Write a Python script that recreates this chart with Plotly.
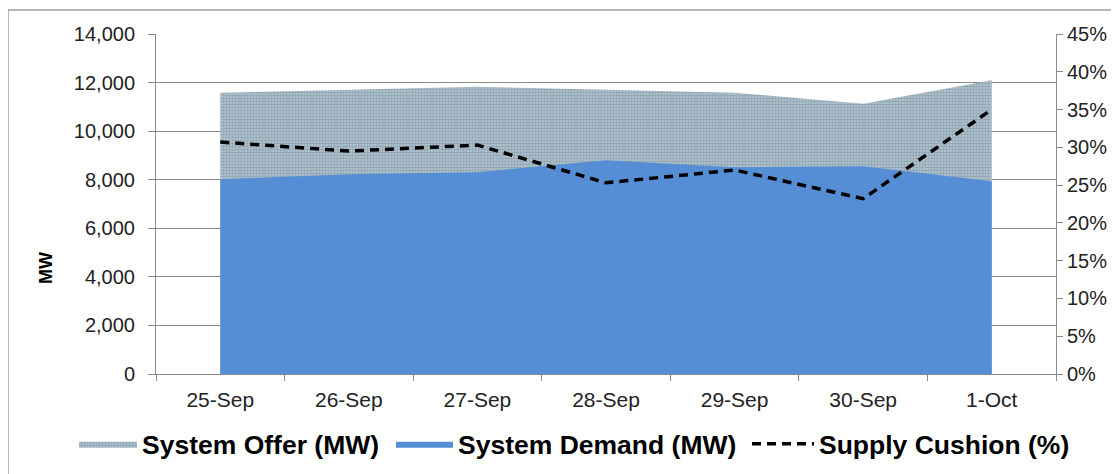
import plotly.graph_objects as go

categories = ["25-Sep", "26-Sep", "27-Sep", "28-Sep", "29-Sep", "30-Sep", "1-Oct"]
system_offer = [11580, 11700, 11830, 11700, 11580, 11130, 12100]
system_demand = [8020, 8230, 8310, 8800, 8510, 8550, 7940]
supply_cushion = [0.307, 0.295, 0.303, 0.253, 0.270, 0.232, 0.350]

# the page body adds an 8px margin; figure is sized/positioned to compensate
OFF = 8
W, H = 1119 - OFF, 474 - OFF
L, T = 156 - OFF, 34 - OFF
pw, ph = 900, 340
R, B = W - L - pw, H - T - ph


def px(xp):
    return (xp - OFF - L) / pw


def py(yp):
    return (T + ph - (yp - OFF)) / ph


FONT = "Liberation Sans, Arial, sans-serif"
GRID = "#8a8a8a"
LEG_FONT = dict(family=FONT, size=26.5, color="#000000", weight="bold")

fig = go.Figure()
fig.add_trace(go.Scatter(
    x=categories, y=system_offer, name="System Offer (MW)", legend="legend",
    mode="lines", line=dict(width=0, color="#9fb2be"),
    fill="tozeroy", fillcolor="#b4c6d0",
    fillpattern=dict(shape=".", bgcolor="#b8cad4", fgcolor="#647d8d",
                     size=3, solidity=0.6),
    hoverinfo="skip",
))
fig.add_trace(go.Scatter(
    x=categories, y=system_demand, name="System Demand (MW)", legend="legend2",
    mode="lines", line=dict(width=0, color="#558ed5"),
    fill="tozeroy", fillcolor="#558ed5",
))
fig.add_trace(go.Scatter(
    x=categories, y=supply_cushion, name="Supply Cushion (%)", yaxis="y2",
    legend="legend3",
    mode="lines", line=dict(color="#000000", width=3.5, dash="9px,6px"),
))


def leg(xpix, iw):
    return dict(orientation="h", x=px(xpix - 6), xanchor="left",
                y=py(444), yanchor="middle", font=LEG_FONT,
                itemwidth=iw, bgcolor="rgba(0,0,0,0)")


fig.update_layout(
    width=W, height=H,
    margin=dict(l=L, r=R, t=T, b=B, autoexpand=False),
    paper_bgcolor="white", plot_bgcolor="white",
    font=dict(family=FONT, size=20, color="#222222"),
    showlegend=True,
    legend=leg(80, 58),
    legend2=leg(397, 57),
    legend3=leg(753, 62),
    xaxis=dict(type="category", range=[-0.5, 6.5], showgrid=False,
               showline=True, linecolor=GRID, linewidth=1,
               ticks="outside", tickson="boundaries", ticklen=6, tickcolor=GRID,
               ticklabelstandoff=7,
               tickfont=dict(size=21, color="#222222"), fixedrange=True),
    yaxis=dict(range=[0, 14000], dtick=2000, tickformat=",d",
               showgrid=True, gridcolor=GRID, gridwidth=1,
               showline=True, linecolor=GRID, linewidth=1,
               ticks="outside", ticklen=7, tickcolor=GRID,
               ticklabelstandoff=9,
               tickfont=dict(size=20, color="#222222"),
               zeroline=False, automargin=False),
    yaxis2=dict(range=[0, 0.45], dtick=0.05, tickformat=".0%",
                overlaying="y", side="right", showgrid=False,
                showline=True, linecolor=GRID, linewidth=1,
                ticks="outside", ticklen=6, tickcolor=GRID,
                tickfont=dict(size=20, color="#222222"), zeroline=False,
                automargin=False),
    annotations=[dict(text="<b>MW</b>", xref="paper", yref="paper",
                      x=px(46), y=py(268),
                      xanchor="center", yanchor="middle", textangle=-90,
                      showarrow=False, font=dict(family=FONT, size=18, color="#000000"))],
    shapes=[dict(type="rect", xref="paper", yref="paper",
                 x0=px(8), x1=px(1135),
                 y0=py(490), y1=py(10),
                 line=dict(color="#a0a0a0", width=1.5), fillcolor="rgba(0,0,0,0)",
                 layer="below")],
)

fig.write_html("out.html")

· · · ·

Copy each line exactly, and leave the pictures out of your copy.

Output for this exercise ::
Write a Python script that recreates this chart with Plotly.
import plotly.graph_objects as go

categories = ["25-Sep", "26-Sep", "27-Sep", "28-Sep", "29-Sep", "30-Sep", "1-Oct"]
system_offer = [11580, 11700, 11830, 11700, 11580, 11130, 12100]
system_demand = [8020, 8230, 8310, 8800, 8510, 8550, 7940]
supply_cushion = [0.307, 0.295, 0.303, 0.253, 0.270, 0.232, 0.350]

# the page body adds an 8px margin; figure is sized/positioned to compensate
OFF = 8
W, H = 1119 - OFF, 474 - OFF
L, T = 156 - OFF, 34 - OFF
pw, ph = 900, 340
R, B = W - L - pw, H - T - ph


def px(xp):
    return (xp - OFF - L) / pw


def py(yp):
    return (T + ph - (yp - OFF)) / ph


FONT = "Liberation Sans, Arial, sans-serif"
GRID = "#8a8a8a"
LEG_FONT = dict(family=FONT, size=26.5, color="#000000", weight="bold")

fig = go.Figure()
fig.add_trace(go.Scatter(
    x=categories, y=system_offer, name="System Offer (MW)", legend="legend",
    mode="lines", line=dict(width=0, color="#9fb2be"),
    fill="tozeroy", fillcolor="#b4c6d0",
    fillpattern=dict(shape=".", bgcolor="#b8cad4", fgcolor="#647d8d",
                     size=3, solidity=0.6),
    hoverinfo="skip",
))
fig.add_trace(go.Scatter(
    x=categories, y=system_demand, name="System Demand (MW)", legend="legend2",
    mode="lines", line=dict(width=0, color="#558ed5"),
    fill="tozeroy", fillcolor="#558ed5",
))
fig.add_trace(go.Scatter(
    x=categories, y=supply_cushion, name="Supply Cushion (%)", yaxis="y2",
    legend="legend3",
    mode="lines", line=dict(color="#000000", width=3.5, dash="9px,6px"),
))


def leg(xpix, iw):
    return dict(orientation="h", x=px(xpix - 6), xanchor="left",
                y=py(444), yanchor="middle", font=LEG_FONT,
                itemwidth=iw, bgcolor="rgba(0,0,0,0)")


fig.update_layout(
    width=W, height=H,
    margin=dict(l=L, r=R, t=T, b=B, autoexpand=False),
    paper_bgcolor="white", plot_bgcolor="white",
    font=dict(family=FONT, size=20, color="#222222"),
    showlegend=True,
    legend=leg(80, 58),
    legend2=leg(397, 57),
    legend3=leg(753, 62),
    xaxis=dict(type="category", range=[-0.5, 6.5], showgrid=False,
               showline=True, linecolor=GRID, linewidth=1,
               ticks="outside", tickson="boundaries", ticklen=6, tickcolor=GRID,
               ticklabelstandoff=7,
               tickfont=dict(size=21, color="#222222"), fixedrange=True),
    yaxis=dict(range=[0, 14000], dtick=2000, tickformat=",d",
               showgrid=True, gridcolor=GRID, gridwidth=1,
               showline=True, linecolor=GRID, linewidth=1,
               ticks="outside", ticklen=7, tickcolor=GRID,
               ticklabelstandoff=9,
               tickfont=dict(size=20, color="#222222"),
               zeroline=False, automargin=False),
    yaxis2=dict(range=[0, 0.45], dtick=0.05, tickformat=".0%",
                overlaying="y", side="right", showgrid=False,
                showline=True, linecolor=GRID, linewidth=1,
                ticks="outside", ticklen=6, tickcolor=GRID,
                tickfont=dict(size=20, color="#222222"), zeroline=False,
                automargin=False),
    annotations=[dict(text="<b>MW</b>", xref="paper", yref="paper",
                      x=px(46), y=py(268),
                      xanchor="center", yanchor="middle", textangle=-90,
                      showarrow=False, font=dict(family=FONT, size=18, color="#000000"))],
    shapes=[dict(type="rect", xref="paper", yref="paper",
                 x0=px(8), x1=px(1135),
                 y0=py(490), y1=py(10),
                 line=dict(color="#a0a0a0", width=1.5), fillcolor="rgba(0,0,0,0)",
                 layer="below")],
)

fig.write_html("out.html")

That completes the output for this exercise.